Уже поздняя ночь. Хлопают двери лифта, с песней о тишине расходятся участники вечеринки. Кажется, наконец наступит долгожданный покой. Но а сатирической мультипликации развитие темы требует предельной гиперболической заостренности. И вот на экране возникает робкая, виновато крадущаяся фигурка запоздавшего мужа. Его встречает бдительно бодрствующая, монументально-величественная жена, грозная, как скала, как символ неумолимо надвигающегося возмездия. Начинается метко пародируемая семейная ссора с пощечинами и битьем посуды, с нескончаемыми упреками, слезами и затем с сентиментально нежным примирением супругов. С завидным единодушием и энергией собирают они под утро обломки семейных сервизов, которые со звоном летят в мусоропровод, вызывая у бедного Василия Васильевича новый приступ острой мигрени.
Звуковая партитура фильма мастерски разработана и виртуозно разрешена. "Шумовая атака", которой подвергается герой комедии, начинается с самых высоких нот и доходит до шороха, тиканья часов и звука падающих из крана капель. Даже стук собственного сердца кажется воспаленному воображению Мамина подозрительным и коварным, пока он наконец не определяет его происхождения. Тянется, тянется тяжелая капля из крана — своеобразный символ до краев переполненного терпения рисованного героя. В этих кадрах фильма поражает тонкость психологических нюансов, которая так редко и трудно сочетается с гиперболизмом и гротесковой контрастностью мультипликационной сатиры.
Наконец, натянув на голову одеяло, измученный бессонницей. Мамин засыпает. И тут-то его и будит истошный крик дворничихи. Сюжетный круг замкнулся. Тихий бухгалтер совершает злодейское преступление. И одновременно завершается и художественное следствие — гневное сатирическое обличение, наказание смехом бездушия и хамства, эгоистического невнимания к ближнему, которое нередко встречается в нашей жизни.

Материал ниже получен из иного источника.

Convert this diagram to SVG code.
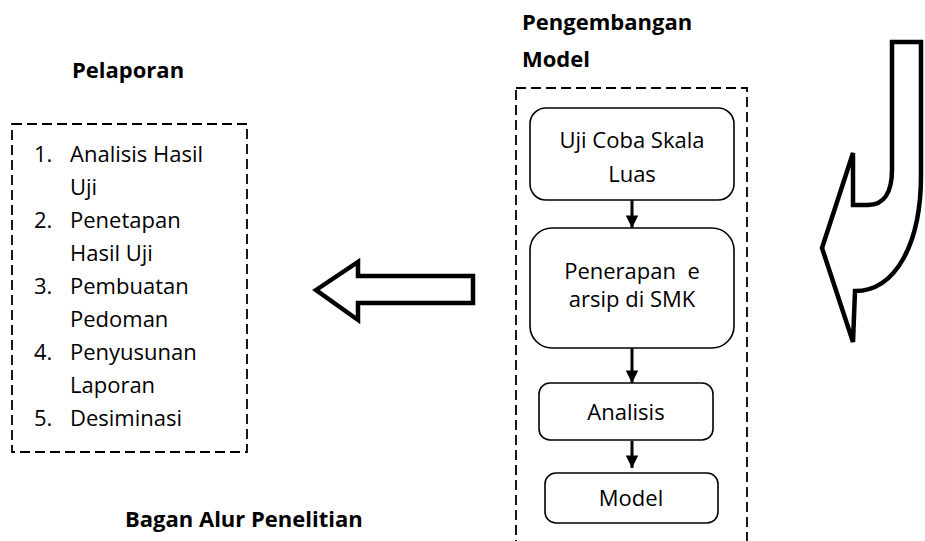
<svg xmlns="http://www.w3.org/2000/svg" width="925" height="541" viewBox="0 0 925 541">
<defs>
<style>
.t{font-family:"Open Sans","Noto Sans","Liberation Sans",sans-serif;font-size:22px;fill:#000}
.b{font-family:"Open Sans","Noto Sans","Liberation Sans",sans-serif;font-size:22px;font-weight:bold;fill:#000}
.dash{fill:none;stroke:#000;stroke-width:1.8;stroke-dasharray:10 5}
.box{fill:#fff;stroke:#000;stroke-width:1.6}
.con{stroke:#000;stroke-width:3;fill:none}
.big{fill:#fff;stroke:#000;stroke-width:4.5;stroke-linejoin:miter}
</style>
<marker id="ah" viewBox="0 0 10 10" refX="10" refY="5" markerWidth="4.2" markerHeight="4.2" markerUnits="strokeWidth" orient="auto">
<path d="M0,0 L10,5 L0,10 Z" fill="#000"/>
</marker>
</defs>
<rect width="925" height="541" fill="#fff"/>

<g id="title-pelaporan"><text class="b" x="72" y="78">Pelaporan</text></g>
<g id="title-pengembangan"><text class="b" x="522" y="30">Pengembangan</text><text class="b" x="522" y="67">Model</text></g>
<g id="title-bagan"><text class="b" x="125" y="527">Bagan Alur Penelitian</text></g>

<g id="pelaporan">
<rect class="dash" x="12" y="124" width="235" height="328"/>
<text class="t" x="34" y="162">1.</text><text class="t" x="70" y="162">Analisis Hasil</text>
<text class="t" x="70" y="195">Uji</text>
<text class="t" x="34" y="228">2.</text><text class="t" x="70" y="228">Penetapan</text>
<text class="t" x="70" y="261">Hasil Uji</text>
<text class="t" x="34" y="294">3.</text><text class="t" x="70" y="294">Pembuatan</text>
<text class="t" x="70" y="327">Pedoman</text>
<text class="t" x="34" y="360">4.</text><text class="t" x="70" y="360">Penyusunan</text>
<text class="t" x="70" y="393">Laporan</text>
<text class="t" x="34" y="426">5.</text><text class="t" x="70" y="426">Desiminasi</text>
</g>

<g id="pengembangan-frame"><rect class="dash" x="516" y="88" width="231" height="480"/></g>

<g id="uji-coba">
<rect class="box" x="530" y="108" width="204" height="92" rx="16"/>
<text class="t" x="632" y="148" text-anchor="middle">Uji Coba Skala</text>
<text class="t" x="632" y="182" text-anchor="middle">Luas</text>
</g>
<g id="penerapan">
<rect class="box" x="530" y="228" width="204" height="120" rx="22"/>
<text class="t" x="632" y="279" text-anchor="middle" xml:space="preserve">Penerapan  e</text>
<text class="t" x="632" y="307" text-anchor="middle">arsip di SMK</text>
</g>
<g id="analisis">
<rect class="box" x="539" y="383" width="174" height="57" rx="11"/>
<text class="t" x="626" y="420" text-anchor="middle">Analisis</text>
</g>
<g id="model">
<rect class="box" x="545" y="473" width="173" height="50" rx="11"/>
<text class="t" x="631" y="506" text-anchor="middle">Model</text>
</g>

<g id="connectors">
<line class="con" x1="632" y1="200" x2="632" y2="228" marker-end="url(#ah)"/>
<line class="con" x1="632" y1="348" x2="632" y2="383" marker-end="url(#ah)"/>
<line class="con" x1="632" y1="441" x2="632" y2="468" marker-end="url(#ah)"/>
</g>

<g id="arrow-left">
<path class="big" d="M316,290 L358,262 L358,276 L473,276 L473,303 L358,303 L358,320 Z"/>
</g>
<g id="arrow-uturn">
<path class="big" d="M892,42 L921,42 L921,175 C921,245 895,291 855,291 L853,342 L822,248 L853,153 L853,205 L868,205 C884,205 892,192 892,170 Z"/>
</g>
</svg>
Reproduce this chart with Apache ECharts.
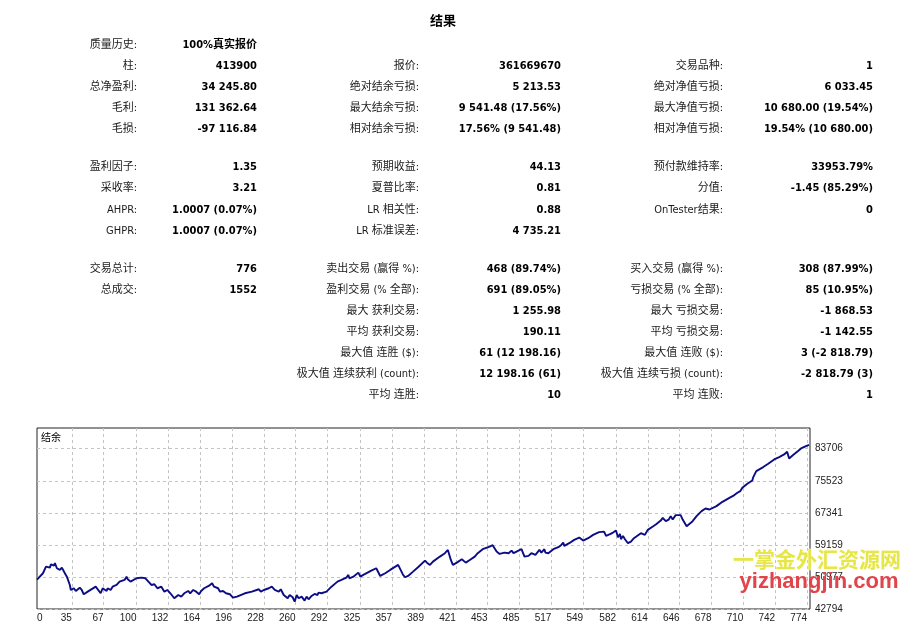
<!DOCTYPE html>
<html>
<head>
<meta charset="utf-8">
<script src="https://cdn.jsdelivr.net/npm/echarts@6/dist/echarts.min.js"></script>
<style>
html,body{margin:0;padding:0;background:#fff;}
#c{width:915px;height:638px;}
</style>
</head>
<body>
<div id="c"></div>
<script>
// ---------------- data ----------------
const reportTitle = '结果';
const chartTitle = '结余';

const col1Labels = ['质量历史:', '柱:', '总净盈利:', '毛利:', '毛损:', '盈利因子:', '采收率:', 'AHPR:', 'GHPR:', '交易总计:', '总成交:'];
const col1Values = ['100%真实报价', '413900', '34 245.80', '131 362.64', '-97 116.84', '1.35', '3.21', '1.0007 (0.07%)', '1.0007 (0.07%)', '776', '1552'];
const col1Rows = [0, 1, 2, 3, 4, 5, 6, 7, 8, 9, 10];

const col2Labels = ['报价:', '绝对结余亏损:', '最大结余亏损:', '相对结余亏损:', '预期收益:', '夏普比率:', 'LR 相关性:', 'LR 标准误差:',
  '卖出交易 (赢得 %):', '盈利交易 (% 全部):', '最大 获利交易:', '平均 获利交易:', '最大值 连胜 ($):', '极大值 连续获利 (count):', '平均 连胜:'];
const col2Values = ['361669670', '5 213.53', '9 541.48 (17.56%)', '17.56% (9 541.48)', '44.13', '0.81', '0.88', '4 735.21',
  '468 (89.74%)', '691 (89.05%)', '1 255.98', '190.11', '61 (12 198.16)', '12 198.16 (61)', '10'];
const col2Rows = [1, 2, 3, 4, 5, 6, 7, 8, 9, 10, 11, 12, 13, 14, 15];

const col3Labels = ['交易品种:', '绝对净值亏损:', '最大净值亏损:', '相对净值亏损:', '预付款维持率:', '分值:', 'OnTester结果:',
  '买入交易 (赢得 %):', '亏损交易 (% 全部):', '最大 亏损交易:', '平均 亏损交易:', '最大值 连败 ($):', '极大值 连续亏损 (count):', '平均 连败:'];
const col3Values = ['1', '6 033.45', '10 680.00 (19.54%)', '19.54% (10 680.00)', '33953.79%', '-1.45 (85.29%)', '0',
  '308 (87.99%)', '85 (10.95%)', '-1 868.53', '-1 142.55', '3 (-2 818.79)', '-2 818.79 (3)', '1'];
const col3Rows = [1, 2, 3, 4, 5, 6, 7, 9, 10, 11, 12, 13, 14, 15];

const xTickLabels = [35, 67, 100, 132, 164, 196, 228, 260, 292, 325, 357, 389, 421, 453, 485, 517, 549, 582, 614, 646, 678, 710, 742, 774];
const xStartLabel = [0];
const yTickLabels = [42794, 50977, 59159, 67341, 75523, 83706];

const tradeNo = [
  0,6,9,11,13,14,17,18,20,23,25,28,30,33,34,37,39,43,45,47,51,59,61,64,66,70,71,74,76,80,83,85,88,90,91,94,96,100,101,105,
  107,109,111,115,118,121,125,128,131,134,138,142,145,148,152,154,157,160,163,165,168,173,176,178,182,184,187,190,192,194,197,
  201,209,216,223,225,228,233,236,239,241,243,245,248,250,252,254,257,259,261,263,266,269,271,273,276,279,282,283,286,288,
  291,296,302,306,311,313,314,318,323,325,328,336,341,343,345,350,355,363,365,368,370,373,378,383,390,392,395,
  398,405,410,413,416,418,422,427,429,431,435,440,443,448,455,458,460,462,465,470,474,477,479,482,487,490,494,497,499,501,
  505,507,510,511,514,519,524,527,529,530,535,540,545,547,549,554,559,565,570,572,576,579,582,584,586,587,589,591,594,597,
  600,607,609,611,614,619,
  622,627,629,632,635,637,639,642,644,647,649,651,653,655,659,663,668,672,674,676,683,689,696,701,704,707,709,714,719,720,
  723,730,735,741,746,751,754,756,760,765,768,773,776
];
const balance = [
  50300,51920,53610,54050,53360,54220,53870,54480,53200,52770,53360,51920,51050,48930,47650,48090,47400,48240,47650,46550,
  47220,48500,48930,46810,48090,47400,48090,47650,48500,48930,49780,49370,50210,51050,50470,49780,50210,50640,50210,50800,
  51310,50640,50210,48930,49110,48090,48500,47220,47650,46810,45530,46370,45940,46810,47400,46810,47650,47220,46550,47400,
  48090,48750,49370,48500,48090,47220,47400,46810,47220,46550,45680,
  45940,46810,47220,47830,47220,47650,48090,48500,47650,48090,47220,47830,46370,46810,45530,46370,45790,44660,46370,45530,
  45940,44920,45940,45270,46120,46630,46370,46960,46810,46370,47220,48500,49780,50210,50800,51490,50640,51050,52080,51050,
  51490,52590,53200,53610,51230,51920,52770,54050,54300,51490,50900,51230,52330,53460,55150,54630,54050,
  54890,56170,57040,57880,55320,54050,54630,55500,55760,54630,55320,56170,57040,58060,58720,59080,58900,57450,56860,57190,
  57040,57700,57040,57450,58060,56170,56350,57040,57190,56600,57880,57190,58060,57190,57040,58060,58570,59160,59750,58900,
  59590,60440,61030,61460,60260,60870,61720,62410,62560,61460,61900,62310,62820,61130,61970,60620,61460,60600,59590,60000,
  60870,62150,62560,61720,63000,63840,
  64350,65370,66060,65220,65630,66500,65630,66750,66240,66750,65630,65220,63940,64200,65220,66500,67780,68440,68800,68190,
  69060,70150,71180,71870,72460,72890,73730,74760,75600,76470,78000,79030,79870,80970,81580,82250,82940,81230,82100,83120,
  83780,84390,84700
];

const watermarkCn = '一掌金外汇资源网';
const watermarkEn = 'yizhangjin.com';

// ---------------- layout ----------------
const ROW_Y = [45, 66, 87, 108, 129, 167, 188, 210, 231, 269, 290, 311, 332, 353, 374, 395];
const COLS = [
  { labelX: 137, valueX: 257 },
  { labelX: 419, valueX: 561 },
  { labelX: 723, valueX: 873 }
];
const TFONT = '"DejaVu Sans Condensed","DejaVu Sans","Noto Sans CJK SC",sans-serif';
const AFONT = '"Liberation Sans","DejaVu Sans",sans-serif';

const graphics = [];
function txt(x, y, text, font, fill, align) {
  graphics.push({
    type: 'text', x: x, y: y, silent: true,
    style: { text: text, font: font, fill: fill, align: align, verticalAlign: 'middle' }
  });
}
txt(443, 22, reportTitle, 'bold 13px ' + TFONT, '#000', 'center');
function addCol(ci, labels, values, rows) {
  rows.forEach(function (r, i) {
    txt(COLS[ci].labelX, ROW_Y[r], labels[i], '11px ' + TFONT, '#1a1a1a', 'right');
    txt(COLS[ci].valueX, ROW_Y[r], values[i], 'bold 11px ' + TFONT, '#000', 'right');
  });
}
addCol(0, col1Labels, col1Values, col1Rows);
addCol(1, col2Labels, col2Values, col2Rows);
addCol(2, col3Labels, col3Values, col3Rows);

txt(41, 437, chartTitle, '10px "Noto Sans CJK SC",sans-serif', '#000', 'left');

graphics.push({
  type: 'text', x: 817, y: 559, z: 100, silent: true,
  style: { text: watermarkCn, font: 'bold 21px "Noto Sans CJK SC",sans-serif', fill: '#e6e64a',
           stroke: 'rgba(255,255,230,0.9)', lineWidth: 1, align: 'center', verticalAlign: 'middle' }
});
graphics.push({
  type: 'text', x: 819, y: 582, z: 100, silent: true,
  style: { text: watermarkEn, font: 'bold 22px "Liberation Sans",sans-serif', fill: '#e0454b',
           align: 'center', verticalAlign: 'middle' }
});

const seriesData = tradeNo.map(function (t, i) { return [t, balance[i]]; });

const chart = echarts.init(document.getElementById('c'), null, { renderer: 'canvas' });
const gridLine = { show: true, lineStyle: { type: [3, 3], color: '#c4c4c4', width: 1 } };
chart.setOption({
  animation: false,
  backgroundColor: '#fff',
  grid: { left: 37, right: 105, top: 428, bottom: 29, show: true, borderColor: '#222', borderWidth: 1, backgroundColor: '#fff' },
  xAxis: [
    {
      type: 'value', min: 0, max: 777, position: 'bottom',
      axisLine: { show: false },
      axisTick: { show: false, customValues: xTickLabels },
      axisLabel: { customValues: xTickLabels, align: 'right', margin: 4, fontSize: 10, color: '#222', fontFamily: AFONT },
      splitLine: gridLine
    },
    {
      type: 'value', min: 0, max: 777, position: 'bottom',
      axisLine: { show: false },
      axisTick: { show: false, customValues: xStartLabel },
      axisLabel: { customValues: xStartLabel, align: 'left', margin: 4, fontSize: 10, color: '#222', fontFamily: AFONT },
      splitLine: { show: false }
    }
  ],
  yAxis: {
    type: 'value', position: 'right', min: 42794, max: 89000, scale: true,
    axisLine: { show: false },
    axisTick: { show: false, customValues: yTickLabels },
    axisLabel: { customValues: yTickLabels, align: 'left', margin: 5, fontSize: 10, color: '#222', fontFamily: AFONT,
                 formatter: function (v) { return String(Math.round(v)); } },
    splitLine: gridLine
  },
  series: [{
    type: 'line', xAxisIndex: 0, data: seriesData, showSymbol: false, symbol: 'none',
    lineStyle: { color: '#0c0c84', width: 1.9 }, z: 5
  }],
  graphic: graphics
});
</script>
</body>
</html>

Есть в фильме и свои поучительные недостатки. О том, как важна в мультипликации, в ее образах-метафорах, образах-символах реалистическая ясность и определенность художественного видения в исполнении каждого куска, каждой детали, убедительно говорит промах, допущенный авторами в эпизоде, изображающем Мамина за работой. По замыслу сценариста и режиссера, строительные краны за окном учреждения должны были двигаться в такт позвякивающему арифмометру бухгалтера, символизируя тем самым, что и его труд — часть общего, всенародного дела. Но в фильме была допущена техническая неточность. Ритмический контрапункт оказался нарушен. И это привело к неточности художественной.
Просчет этот, однако, нисколько не умаляет бесспорных достоинств картины. Коснувшись, казалось бы, лишь "мелочей быта", фильм поднимает большую и актуальную тему. Высмеивая и разоблачая, он в то же время говорит об уважении к человеку, о необходимости красоты и гармонии в повседневной жизни. И в этом сила и обаяние этой остроумной комедии, так хорошо принятой нашим зрителем и получившей широкое международное признание[89].
Богатство сюжетных решений. Развитие сюжета картины непосредственно связано с мотивировкой действия и конфликтом, составляющим драматургический нерв произведения.
Построена ли картина как венок новелл, вытянуты ли ее события в единую цепочку и представляют собой строго замкнутый фабулой или более свободный по своему сложению сюжет (например, фильм-размышление, где в ход событий непринужденно вмешивается комментирующий действие автор), — все это определяется темой, содержанием. Важно, чтобы все звенья и компоненты фильма были подчинены единому замыслу и были бы закономерно необходимы для его воплощения. Здесь безраздельно господствует принцип художественной целесообразности и максимального лаконизма. Еще Аристотель отмечал в "Поэтике", что "как неодушевленные и одушевленные предметы должны иметь величину, легко обозреваемую, так и фабулы должны иметь длину, легко запоминаемую"[90], и это его наблюдение и требование имеют особое значение для драматургии мультфильма.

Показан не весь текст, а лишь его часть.